『おばけパーティ』は、フランスの絵本作家ジャック・デュケノワ(Jacques Duquennoy)による楽しい絵本です。原作名は『Le Dîner Fantôme』で、1993年にフランスで初版が発行されました。日本版は1995年発行です。この絵本は、幽霊たちが主役のユーモラスで愛らしいストーリーが魅力です。幽霊の仲間たちが集まり、楽しいパーティを繰り広げる様子がユーモアたっぷりに描かれています。絵本の中で登場するカラフルな幽霊たちの姿や、おどけた雰囲気は、子どもたちだけでなく大人も楽しめる内容です。特に、影絵や光の使い方など、視覚的な演出が作品にユニークな魅力を加えています。この絵本は、友達や仲間との楽しい時間を大切にするメッセージを伝えています。
略歴
ジャック・デュケノワ
ジャック・デュケノワ(Jacques Duquennoy)は、1953年にフランスのアミアンで生まれました。美術学校を卒業後、ポスターや新聞の挿絵など多彩な分野で活躍しました。その後、幼稚園の教師を務めながら絵本作家としての活動を開始し、数多くの作品を発表しています。代表作である「なかよしおばけ」シリーズは、世界10か国以上で翻訳され、特に『おばけパーティ』は1995年にフランスのペアレンツ・チョイス賞を受賞しました。
おおさわあきら(訳)
大澤 晶(おおさわ あきら)さんは、京都府生まれの翻訳家です。大阪外国語大学(現・大阪大学外国語学部)でフランス語を専攻し、卒業後は新聞記者として勤務しました。その後、翻訳家に転身し、主に児童書や絵本の翻訳を手がけています。代表的な訳書として、ジャック・デュケノワ作の「おばけ」シリーズ(ほるぷ出版)などがあります。これらの作品を通じて、子どもたちに多くの物語を届けています。
おすすめ対象年齢
ジャック・デュケノワ作の『おばけパーティ』の対象年齢は、4歳から小学校低学年までの子どもが推奨されています。この絵本は、カラフルでユーモアあふれるイラストが特徴で、子どもたちの興味を引きつける内容となっています。簡潔でわかりやすいストーリー展開は、絵本の読み聞かせにも適しており、親子で楽しむことができます。また、色や形の変化を通じて、子どもたちの想像力や観察力を育む要素も含まれています。
レビュー
この絵本は、主人公のおばけ・アンリが友達を招いて開く晩餐会の様子を描いています。おばけたちが食べ物や飲み物を口にするたびに、その色や形に体が変化するユーモラスな展開が特徴です。例えば、カクテルを飲むと体がその色に染まり、かぼちゃのスープを飲むとオレンジ色になるなど、視覚的な変化が楽しめます。また、アンリが壁をすり抜ける際にお盆だけが通れないといった、おばけならではのユーモアも盛り込まれています。これらの要素が組み合わさり、子どもたちの好奇心をくすぐる作品となっています。

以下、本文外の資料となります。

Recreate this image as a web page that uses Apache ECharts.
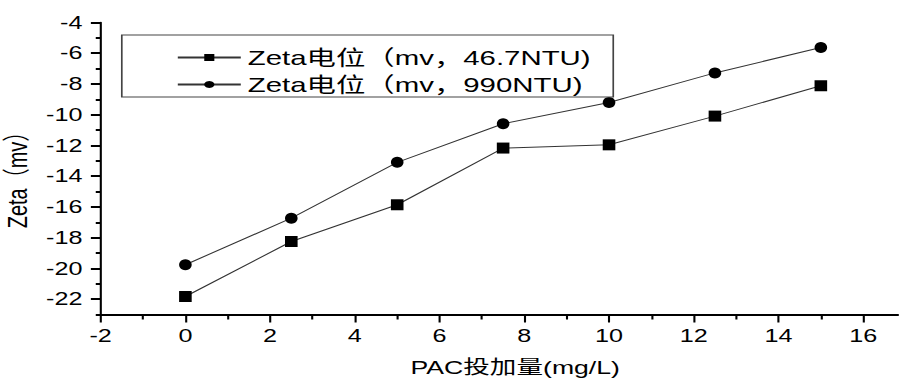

全体的に、怖さよりも可愛らしさと面白さが強調されており、おばけが苦手な子どもでも楽しめる内容です。また、食べ物によって体が変化するという設定は、色彩感覚や想像力を刺激する効果も期待できます。親子で一緒に読むことで、食べ物や色に関する会話が広がり、コミュニケーションのきっかけにもなるでしょう。シンプルなストーリーながら、視覚的な楽しさとユーモアが詰まった一冊です。